#### TASK REQUIREMENTS
Pictures are not part of the copy. Give again exactly the lines from the one with "Emit a component" to the one with "20, 22.5, 25];", inclusive.

#### LISTED ENTRIES
◆ ◆ ◆

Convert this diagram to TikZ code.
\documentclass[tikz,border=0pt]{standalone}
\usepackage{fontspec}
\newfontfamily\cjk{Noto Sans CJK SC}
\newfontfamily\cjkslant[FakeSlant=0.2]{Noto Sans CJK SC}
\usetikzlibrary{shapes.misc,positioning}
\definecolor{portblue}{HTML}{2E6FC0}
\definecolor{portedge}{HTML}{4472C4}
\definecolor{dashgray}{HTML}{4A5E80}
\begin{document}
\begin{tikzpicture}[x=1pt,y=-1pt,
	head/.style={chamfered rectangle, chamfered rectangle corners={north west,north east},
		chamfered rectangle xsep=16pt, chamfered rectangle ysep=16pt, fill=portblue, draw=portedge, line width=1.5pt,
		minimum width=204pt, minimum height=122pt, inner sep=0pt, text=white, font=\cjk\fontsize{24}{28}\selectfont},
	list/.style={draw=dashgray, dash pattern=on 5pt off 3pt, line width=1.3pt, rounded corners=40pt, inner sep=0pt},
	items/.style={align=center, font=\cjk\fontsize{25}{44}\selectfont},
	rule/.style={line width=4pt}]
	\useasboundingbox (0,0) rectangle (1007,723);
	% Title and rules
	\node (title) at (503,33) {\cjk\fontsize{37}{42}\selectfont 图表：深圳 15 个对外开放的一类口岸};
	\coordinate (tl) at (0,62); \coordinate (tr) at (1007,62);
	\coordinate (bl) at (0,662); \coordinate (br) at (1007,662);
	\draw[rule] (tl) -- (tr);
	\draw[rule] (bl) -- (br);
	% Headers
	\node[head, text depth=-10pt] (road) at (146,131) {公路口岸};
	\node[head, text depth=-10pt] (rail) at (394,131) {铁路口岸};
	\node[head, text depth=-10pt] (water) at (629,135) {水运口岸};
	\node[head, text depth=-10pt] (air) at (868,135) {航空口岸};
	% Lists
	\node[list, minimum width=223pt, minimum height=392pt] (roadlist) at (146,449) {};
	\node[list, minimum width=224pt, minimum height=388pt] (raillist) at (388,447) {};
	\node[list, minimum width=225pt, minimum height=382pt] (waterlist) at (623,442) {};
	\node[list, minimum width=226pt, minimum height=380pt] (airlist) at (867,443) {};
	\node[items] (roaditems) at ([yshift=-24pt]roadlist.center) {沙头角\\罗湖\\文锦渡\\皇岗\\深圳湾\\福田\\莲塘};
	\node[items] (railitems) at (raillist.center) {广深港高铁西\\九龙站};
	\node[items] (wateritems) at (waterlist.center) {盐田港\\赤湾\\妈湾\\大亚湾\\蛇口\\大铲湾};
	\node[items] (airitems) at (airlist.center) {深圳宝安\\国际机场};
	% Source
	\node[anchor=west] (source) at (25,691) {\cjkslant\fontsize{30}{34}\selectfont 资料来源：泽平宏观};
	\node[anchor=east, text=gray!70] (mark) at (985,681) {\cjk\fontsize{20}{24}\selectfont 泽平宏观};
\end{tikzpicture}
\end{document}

◆ ◆ ◆

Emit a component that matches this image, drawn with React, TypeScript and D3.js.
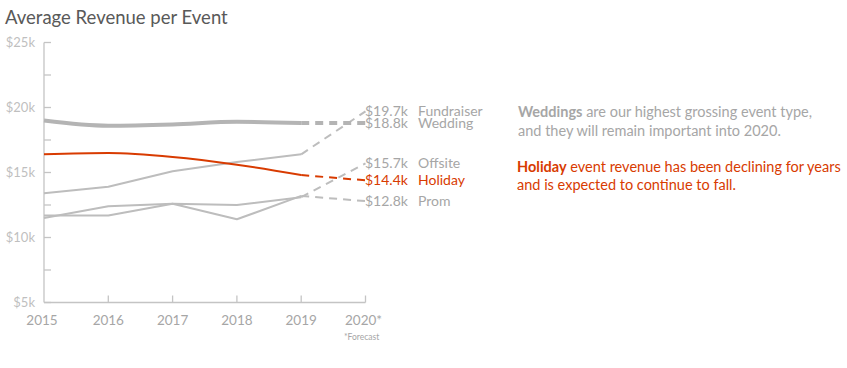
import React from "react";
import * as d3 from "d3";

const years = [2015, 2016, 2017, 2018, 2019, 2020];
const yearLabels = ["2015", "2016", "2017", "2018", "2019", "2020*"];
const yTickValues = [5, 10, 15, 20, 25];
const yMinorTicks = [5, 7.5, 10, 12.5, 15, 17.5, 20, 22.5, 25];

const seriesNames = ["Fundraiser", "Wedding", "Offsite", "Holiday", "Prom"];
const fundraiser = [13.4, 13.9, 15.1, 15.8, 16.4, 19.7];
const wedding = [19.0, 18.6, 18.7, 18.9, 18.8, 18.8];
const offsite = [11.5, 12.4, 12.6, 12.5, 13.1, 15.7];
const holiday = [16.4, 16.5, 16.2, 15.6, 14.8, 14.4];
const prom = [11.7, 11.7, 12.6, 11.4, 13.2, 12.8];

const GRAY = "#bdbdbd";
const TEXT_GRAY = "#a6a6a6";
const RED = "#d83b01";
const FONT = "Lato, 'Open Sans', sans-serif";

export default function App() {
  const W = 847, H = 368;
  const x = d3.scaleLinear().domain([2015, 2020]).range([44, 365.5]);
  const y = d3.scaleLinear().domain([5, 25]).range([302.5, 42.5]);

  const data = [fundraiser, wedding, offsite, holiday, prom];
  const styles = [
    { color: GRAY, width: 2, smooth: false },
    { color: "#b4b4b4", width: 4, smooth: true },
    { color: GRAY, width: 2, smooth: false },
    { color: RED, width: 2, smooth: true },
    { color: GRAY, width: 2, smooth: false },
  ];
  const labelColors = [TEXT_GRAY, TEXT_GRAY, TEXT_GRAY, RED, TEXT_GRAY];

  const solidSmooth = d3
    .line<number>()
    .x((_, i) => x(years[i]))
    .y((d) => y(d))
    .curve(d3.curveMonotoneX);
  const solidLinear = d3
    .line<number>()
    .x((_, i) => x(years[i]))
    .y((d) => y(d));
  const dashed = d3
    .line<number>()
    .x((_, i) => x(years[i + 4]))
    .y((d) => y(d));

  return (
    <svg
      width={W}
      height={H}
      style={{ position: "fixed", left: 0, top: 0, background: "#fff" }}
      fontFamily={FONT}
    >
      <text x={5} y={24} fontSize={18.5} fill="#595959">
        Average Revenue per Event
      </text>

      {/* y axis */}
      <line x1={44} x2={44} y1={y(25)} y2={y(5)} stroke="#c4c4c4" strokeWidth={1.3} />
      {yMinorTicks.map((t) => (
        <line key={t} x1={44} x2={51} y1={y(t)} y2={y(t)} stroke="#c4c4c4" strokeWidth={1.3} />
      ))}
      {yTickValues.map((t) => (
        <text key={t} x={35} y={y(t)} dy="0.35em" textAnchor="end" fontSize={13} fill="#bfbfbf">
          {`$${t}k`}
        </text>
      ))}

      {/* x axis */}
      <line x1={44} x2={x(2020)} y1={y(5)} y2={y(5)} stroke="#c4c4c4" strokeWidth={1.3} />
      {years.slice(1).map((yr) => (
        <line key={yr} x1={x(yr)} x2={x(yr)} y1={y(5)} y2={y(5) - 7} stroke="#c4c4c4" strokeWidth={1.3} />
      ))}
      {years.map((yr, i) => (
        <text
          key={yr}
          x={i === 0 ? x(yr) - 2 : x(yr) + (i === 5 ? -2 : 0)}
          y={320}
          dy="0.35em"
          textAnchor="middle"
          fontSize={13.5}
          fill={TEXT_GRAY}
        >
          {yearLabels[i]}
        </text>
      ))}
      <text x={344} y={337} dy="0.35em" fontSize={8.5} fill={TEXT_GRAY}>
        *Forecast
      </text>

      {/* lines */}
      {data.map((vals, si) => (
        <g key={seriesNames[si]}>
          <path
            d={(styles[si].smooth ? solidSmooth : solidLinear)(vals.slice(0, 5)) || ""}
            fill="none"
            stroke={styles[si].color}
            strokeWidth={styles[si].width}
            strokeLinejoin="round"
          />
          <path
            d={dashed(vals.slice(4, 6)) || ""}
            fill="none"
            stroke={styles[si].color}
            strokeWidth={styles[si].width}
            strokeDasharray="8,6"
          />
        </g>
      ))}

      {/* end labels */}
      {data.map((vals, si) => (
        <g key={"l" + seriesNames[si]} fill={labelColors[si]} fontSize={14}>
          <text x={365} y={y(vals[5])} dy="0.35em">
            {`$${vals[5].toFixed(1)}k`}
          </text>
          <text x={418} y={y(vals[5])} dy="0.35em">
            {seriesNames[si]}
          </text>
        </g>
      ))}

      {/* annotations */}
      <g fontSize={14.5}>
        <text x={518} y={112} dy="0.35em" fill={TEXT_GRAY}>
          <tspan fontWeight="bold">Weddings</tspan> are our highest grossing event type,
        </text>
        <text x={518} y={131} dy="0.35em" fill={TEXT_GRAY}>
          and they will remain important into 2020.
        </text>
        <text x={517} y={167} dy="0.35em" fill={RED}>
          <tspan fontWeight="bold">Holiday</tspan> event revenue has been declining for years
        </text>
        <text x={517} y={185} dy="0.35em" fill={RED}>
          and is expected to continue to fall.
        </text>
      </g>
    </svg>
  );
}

◆ ◆ ◆

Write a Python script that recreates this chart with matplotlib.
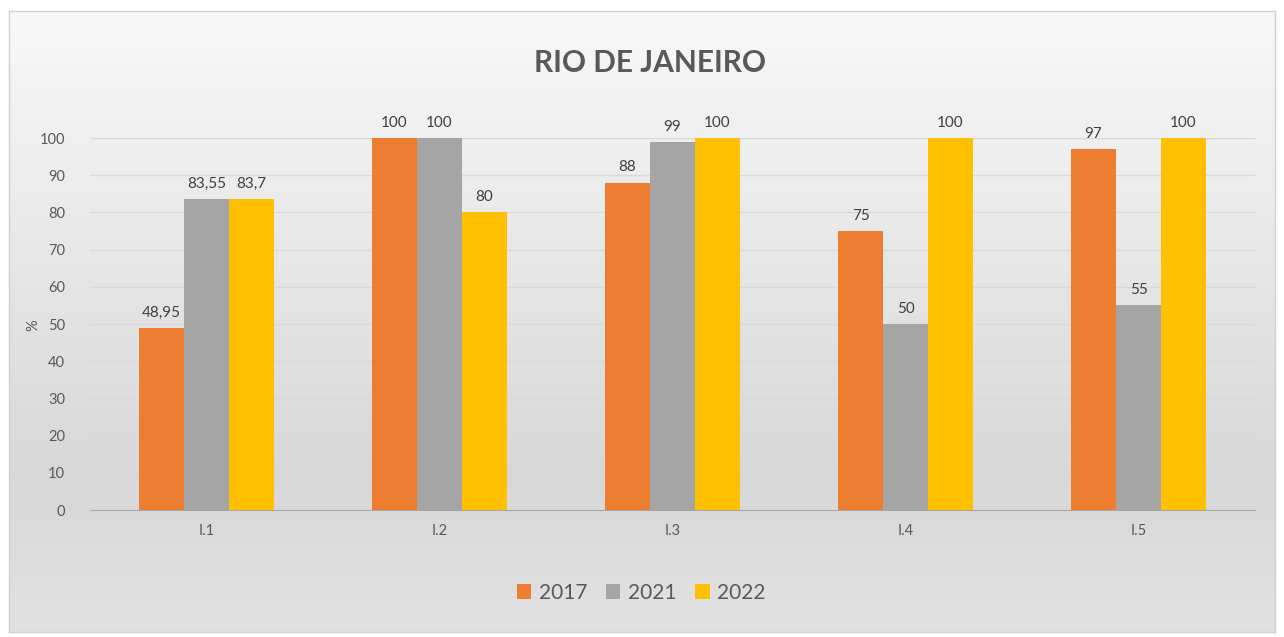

◆ ◆ ◆

#### OUTPUT FOR THIS TASK
Emit a component that matches this image, drawn with React, TypeScript and D3.js.
import React from "react";
import * as d3 from "d3";

const years = [2015, 2016, 2017, 2018, 2019, 2020];
const yearLabels = ["2015", "2016", "2017", "2018", "2019", "2020*"];
const yTickValues = [5, 10, 15, 20, 25];
const yMinorTicks = [5, 7.5, 10, 12.5, 15, 17.5, 20, 22.5, 25];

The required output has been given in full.